Certaines associations de défense de la santé des victimes du nucléaire s’organisent. Avec des universitaires, nous avons ainsi fondé “Santé Sous-traitance Nucléaire-Chimie”, qui s’occupe des salariés de ces secteurs – les travailleurs de la chimie sont également exposés, à des produits chimiques. On aide les salariés dans leur démarche et on tente de mettre en avant le problème. Nous sommes partenaires de la Fondation Henri-Pezerat, d’Annie Thébaud-Mony, qui organise des colloques, des publications, et qui produit un mélange de travaux universitaires et syndicaux.
Ces associations parviennent-elles à avoir de la résonance ?
C’est très difficile. D’un point de vue politique, c’est simple : de la droite à la gauche sociale-libérale, on est pro-nucléaire. Seules les tendances écologistes et anarchistes ont des discours critiques sur le sujet.

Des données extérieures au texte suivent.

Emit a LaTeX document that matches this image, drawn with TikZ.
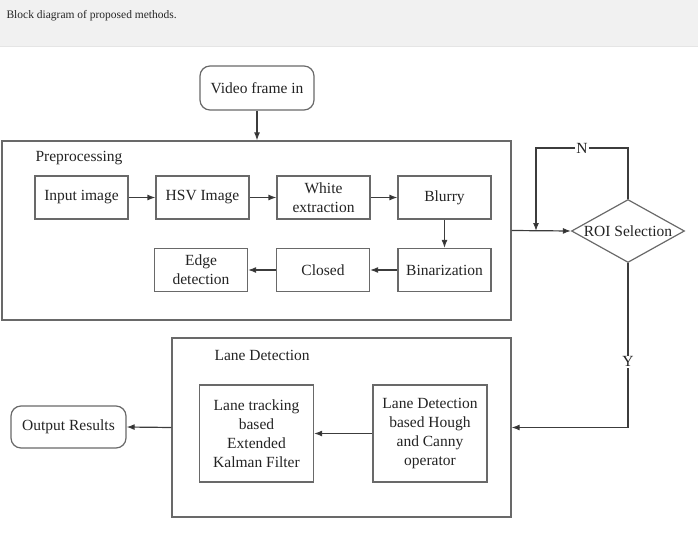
\documentclass[tikz,border=0pt]{standalone}
\usepackage{fontspec}
\setmainfont{Liberation Serif}
\usetikzlibrary{arrows.meta, positioning, shapes.geometric}
\definecolor{linegray}{RGB}{105,105,105}
\definecolor{arrgray}{RGB}{60,60,60}
\definecolor{textgray}{RGB}{35,35,35}
\definecolor{bandgray}{RGB}{241,241,241}

\begin{document}
\begin{tikzpicture}[
    x=1pt, y=-1pt,
    font=\fontsize{15.5}{19}\selectfont,
    every node/.style={text=textgray},
    box/.style={draw=linegray, line width=1.2pt, fill=white,
                minimum width=93pt, minimum height=43pt,
                align=center, inner sep=2pt},
    tallbox/.style={box, minimum width=114pt, minimum height=97pt},
    group/.style={draw=linegray, line width=1.2pt, inner sep=0pt},
    term/.style={draw=linegray, line width=1.2pt, rounded corners=10pt,
                 align=center, inner sep=2pt},
    decision/.style={draw=linegray, line width=1.2pt, diamond,
                     minimum width=113pt, minimum height=63pt, inner sep=0pt},
    arr/.style={-{Latex[length=8pt,width=6pt,fill=black!85]}, draw=arrgray, line width=1.2pt}
  ]

  \useasboundingbox (0,0) rectangle (698,540);
  \fill[bandgray] (0,0) rectangle (698,46);
  \draw[black!10] (0,46) -- (698,46);
  \node[anchor=west, font=\fontsize{11.5}{13}\selectfont, text=black!85] (cap) at (3,16)
    {Block diagram of proposed methods.};

  \node[term, minimum width=114pt, minimum height=44pt] (video) at (257,88) {Video frame in};

  \node[group, minimum width=509pt, minimum height=179pt] (pre) at (256.5,230.5) {};
  \node[anchor=west] (prelbl) at (32,158) {Preprocessing};

  \node[box] (inimg)  at (81.5,197.5)  {Input image};
  \node[box] (hsv)    at (202.5,197.5) {HSV Image};
  \node[box] (white)  at (323.5,197.5) {White\\extraction};
  \node[box] (blur)   at (444.5,197.5) {Blurry};
  \node[box] (bin)    at (444.5,270)   {Binarization};
  \node[box] (closed) at (323,270)     {Closed};
  \node[box] (edge)   at (201,270)     {Edge\\detection};

  \node[decision, label={center:ROI Selection}] (roi) at (628,231) {};
  \coordinate (ntop) at (536,148);
  \coordinate (njoin) at (536,231);

  \node[group, minimum width=339pt, minimum height=179pt] (lane) at (341.5,427.5) {};
  \node[anchor=west] (lanelbl) at (211,355) {Lane Detection};

  \node[tallbox] (track) at (256.5,433.5) {Lane tracking\\based\\Extended\\Kalman Filter};
  \node[tallbox] (hough) at (430,433.5) {Lane Detection\\based Hough\\and Canny\\operator};

  \node[term, minimum width=115pt, minimum height=42pt] (out) at (68.5,427) {Output Results};

  \draw[arr] (video.south) -- (video.south |- pre.north);
  \draw[arr] (inimg) -- (hsv);
  \draw[arr] (hsv) -- (white);
  \draw[arr] (white) -- (blur);
  \draw[arr] (blur) -- (bin);
  \draw[arr] (bin) -- (closed);
  \draw[arr] (closed) -- (edge);
  \draw[arr] (pre.east) -- (roi.west);
  \draw[arr] (roi.north) |- node[pos=0.75, fill=white, inner sep=1pt] {N} (ntop) -- (njoin);
  \draw[arr] (roi.south) |- node[pos=0.3, fill=white, inner sep=1pt] {Y} (lane.east);
  \draw[arr] (hough) -- (track);
  \draw[arr] (lane.west) -- (out.east);

\end{tikzpicture}
\end{document}
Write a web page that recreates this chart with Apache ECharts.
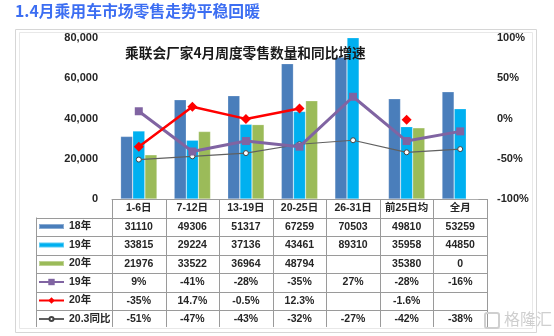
<!DOCTYPE html>
<html><head><meta charset="utf-8">
<script src="https://cdn.jsdelivr.net/npm/echarts@6/dist/echarts.min.js"></script>
<style>html,body{margin:0;padding:0;background:#fff}#c{width:554px;height:336px}</style>
</head><body><div id="c"></div>
<script>
// ---- data ----
const categories = ['1-6日','7-12日','13-19日','20-25日','26-31日','前25日均','全月'];
const sales18 = [31110,49306,51317,67259,70503,49810,53259];
const sales19 = [33815,29224,37136,43461,89310,35958,44850];
const sales20 = [21976,33522,36964,48794,null,35380,0];
const yoy19 = [9,-41,-28,-35,27,-28,-16];
const yoy20 = [-35,14.7,-0.5,12.3,null,-1.6,null];
const yoy203 = [-51,-47,-43,-32,-27,-42,-38];
const leftAxis = {min:0, max:80000, interval:20000};
const rightAxis = {min:-100, max:100, interval:50};
const seriesNames = ['18年','19年','20年','19年增速','20年增速','20.3同比'];
const legendLabels = {'18年':'18年','19年':'19年','20年':'20年','19年增速':'19年','20年增速':'20年','20.3同比':'20.3同比'};

// ---- layout ----
const FONT = '"Liberation Sans","Noto Sans CJK SC",sans-serif';
const G_LEFT = 112, G_RIGHT = 487, G_TOP = 38, G_BOTTOM = 199;
const ROW_H = 18.5, TABLE_LEFT = 36, TABLE_BOTTOM = 327;
const C18 = '#4a7ebb', C19 = '#00b0f0', C20 = '#9bbb59', CP = '#8064a2', CR = '#ff0000', CG = '#606060';
const TXT = '#262626', GRIDC = '#9a9a9a';

const fmtNum = v => (v === null || v === undefined) ? '' : String(v);
const fmtPct = v => (v === null || v === undefined) ? '' : v + '%';
const rows = [
  sales18.map(fmtNum), sales19.map(fmtNum), sales20.map(fmtNum),
  yoy19.map(fmtPct), yoy20.map(fmtPct), yoy203.map(fmtPct)
];

const labelBase = {fontFamily: FONT, fontWeight: 'bold', fontSize: 10.5, color: TXT};

const xAxes = [{
  type: 'category', data: categories, gridIndex: 0, position: 'bottom',
  axisLine: {show: true, lineStyle: {color: GRIDC, width: 1}},
  axisTick: {show: false},
  axisLabel: Object.assign({interval: 0, margin: ROW_H / 2, verticalAlign: 'middle'}, labelBase)
}];
rows.forEach((r, k) => {
  xAxes.push({
    type: 'category', data: categories, gridIndex: 0, position: 'bottom',
    offset: ROW_H * (k + 1),
    axisLine: {show: false}, axisTick: {show: false},
    axisLabel: Object.assign({interval: 0, margin: ROW_H / 2, verticalAlign: 'middle',
      formatter: (v, i) => r[i]}, labelBase)
  });
});

// legends, one per table row
const legendH = [8, 8, 8, 8, 8, 5];
const legends = seriesNames.map((n, k) => ({
  orient: 'vertical', left: 38,
  top: G_BOTTOM + ROW_H * (k + 1) + ROW_H / 2 - 5.5,
  padding: 0, itemWidth: 25, itemHeight: legendH[k], selectedMode: false,
  data: [k < 3 ? {name: n, icon: 'path://M0,0h25v5H0z'} : {name: n}],
  formatter: name => legendLabels[name],
  textStyle: {fontFamily: FONT, fontWeight: 'bold', fontSize: 10.5, color: TXT}
}));

// table grid lines
const graphics = [];
const colW = (G_RIGHT - G_LEFT) / categories.length;
for (let k = 0; k <= categories.length; k++) {
  const x = Math.round(G_LEFT + k * colW) + 0.5;
  graphics.push({type: 'line', shape: {x1: x, y1: G_BOTTOM, x2: x, y2: TABLE_BOTTOM},
    style: {stroke: GRIDC, lineWidth: 1}, silent: true});
}
graphics.push({type: 'line', shape: {x1: TABLE_LEFT + 0.5, y1: G_BOTTOM + ROW_H, x2: TABLE_LEFT + 0.5, y2: TABLE_BOTTOM},
  style: {stroke: GRIDC, lineWidth: 1}, silent: true});
for (let k = 1; k <= 6; k++) {
  const y = Math.round(G_BOTTOM + ROW_H * k) + 0.5;
  graphics.push({type: 'line', shape: {x1: TABLE_LEFT, y1: y, x2: G_RIGHT, y2: y},
    style: {stroke: GRIDC, lineWidth: 1}, silent: true});
}
// frame
graphics.push({type: 'rect', shape: {x: 15.5, y: 29.5, width: 521, height: 303},
  style: {fill: 'none', stroke: '#d6d6d6', lineWidth: 1}, silent: true, z: -1});
graphics.push({type: 'rect', shape: {x: 19.5, y: 32.5, width: 513, height: 296},
  style: {fill: 'none', stroke: '#e8e8e8', lineWidth: 1}, silent: true, z: -1});
// page title
graphics.push({type: 'text', left: 15, top: 3,
  style: {text: '1.4月乘用车市场零售走势平稳回暖', fill: '#3c6ef2',
    font: 'bold 15.8px "Noto Sans CJK SC", sans-serif'}});
// watermark
graphics.push({type: 'rect', shape: {x: 485, y: 313, width: 14, height: 15, r: 2},
  style: {fill: 'none', stroke: '#cfcfcf', lineWidth: 2}, silent: true, z: 50});
graphics.push({type: 'text', left: 504, top: 311,
  style: {text: '格隆汇', fill: '#cfcfcf', font: '16px "Noto Sans CJK SC", sans-serif'}, z: 50});

const chart = echarts.init(document.getElementById('c'), null, {renderer: 'canvas'});
chart.setOption({
  animation: false,
  backgroundColor: '#fff',
  title: {text: '乘联会厂家4月周度零售数量和同比增速', left: 125, top: 46, padding: 0,
    textStyle: {fontFamily: '"Noto Sans CJK SC", sans-serif', fontWeight: 'bold', fontSize: 13.7, color: '#1a1a1a'}},
  legend: legends,
  grid: {left: G_LEFT, right: 554 - G_RIGHT, top: G_TOP, bottom: 336 - G_BOTTOM, containLabel: false},
  xAxis: xAxes,
  yAxis: [
    {type: 'value', min: leftAxis.min, max: leftAxis.max, interval: leftAxis.interval,
      axisLine: {show: false}, axisTick: {show: false}, splitLine: {show: false},
      axisLabel: Object.assign({margin: 14}, labelBase, {fontSize: 11})},
    {type: 'value', min: rightAxis.min, max: rightAxis.max, interval: rightAxis.interval, position: 'right',
      axisLine: {show: false}, axisTick: {show: false}, splitLine: {show: false},
      axisLabel: Object.assign({margin: 10, formatter: '{value}%'}, labelBase, {fontSize: 11})}
  ],
  series: [
    {name: '18年', type: 'bar', data: sales18, barGap: 0, barCategoryGap: '32%',
      itemStyle: {color: C18, borderColor: 'rgba(255,255,255,0.35)', borderWidth: 0.6}},
    {name: '19年', type: 'bar', data: sales19, barGap: 0, barCategoryGap: '32%',
      itemStyle: {color: C19, borderColor: 'rgba(255,255,255,0.35)', borderWidth: 0.6}},
    {name: '20年', type: 'bar', data: sales20, barGap: 0, barCategoryGap: '32%',
      itemStyle: {color: C20, borderColor: 'rgba(255,255,255,0.35)', borderWidth: 0.6}},
    {name: '19年增速', type: 'line', yAxisIndex: 1, data: yoy19, symbol: 'rect', symbolSize: 8,
      lineStyle: {color: CP, width: 3}, itemStyle: {color: CP}, z: 5},
    {name: '20年增速', type: 'line', yAxisIndex: 1, data: yoy20, symbol: 'diamond', symbolSize: 10,
      connectNulls: false, lineStyle: {color: CR, width: 2.5}, itemStyle: {color: CR}, z: 6},
    {name: '20.3同比', type: 'line', yAxisIndex: 1, data: yoy203, symbol: 'circle', symbolSize: 5,
      showSymbol: true, lineStyle: {color: CG, width: 1.2},
      itemStyle: {color: '#ffffff', borderColor: '#444', borderWidth: 1}, z: 4}
  ],
  graphic: graphics
});
</script>
</body></html>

Ce sont malheureusement des événements comme Fukushima qui vont peut-être permettre une visibilité accrue. C’est dommage. Le laboratoire auquel je suis rattaché, à Caen, existe depuis 1986 et a travaillé sur Tchernobyl, les liquidateurs, etc. Nous avons toujours été classés dans le registre des catastrophistes, des prophètes de malheur, des fous.
Des accidents comme Fukushima permettent-ils aussi de libérer la parole des travailleurs ? Bousculent-ils la vision qu’ils ont de leur activité en leur faisant prendre conscience du risque ?
Chez certaines personnes, comme les lanceurs d’alerte, qui ont pris position auparavant au péril de leur travail, de leur famille, ça a facilité la prise de parole dans les médias, oui. L’un d’entre eux a par exemple témoigné dans un reportage diffusé sur France 3 après Fukushima. Mais cette sortie a provoqué de nombreux problèmes : sa voiture a été caillassée sur le parking du site, la plupart de ses collègues lui ont tourné le dos. Même après l’événement, le problème de l’aliénation au travail reste. Même si les atteintes sont très fortes, ces travailleurs ont encore foi dans leur activité et dans le nucléaire.

“Le résultat d’un simple calcul coût/bénéfice”

Cette croyance dans le nucléaire joue aussi ?
Absolument. Il suffit de voir les déclarations du maire de Dieppe (ndla : site de la construction du réacteur EPR) après que des bruits ont circulé sur un éventuel moratoire sur EPR. Il a nié en bloc. Ce sont des déclarations fortes qui semblent aveugles face à l’ampleur de la catastrophe passée.
Un philosophe allemand, Günther Anders, disait pour la bombe nucléaire, mais c’est applicable au nucléaire seul, que ses conséquences sont “supraliminaires”. Autrement dit, elles dépassent notre imaginaire ; il est impossible de se représenter la réalité de ce danger de cette catastrophe. Si le cœur d’un réacteur de Fukushima était entré en fusion, il faut rappeler que cela aurait était équivalent à 80 fois Tchernobyl ! Mais face à la rationalité à court terme, face à la recherche de profit immédiat, on oublie tout ceci.
Le caractère inodore, incolore, indolore du nucléaire n’arrange rien…
Oui ! C’est un peu comme l’amiante, qui était un peu plus palpable mais qui restait une contamination.
Annie Thébaud-Mony parle de “scandale de santé publique”. Vous partagez cet avis ?
C’est une épidémie moderne, comme l’amiante. Un choix de société pour produire de l’énergie et non démocratique a mené à la production de cette épidémie de cancers.
Pour atteindre le bien-être, pour le confort matériel, l’exposition et la mort d’autant de personnes sont socialement acceptables. C’est le résultat d’un simple calcul coût/bénéfice.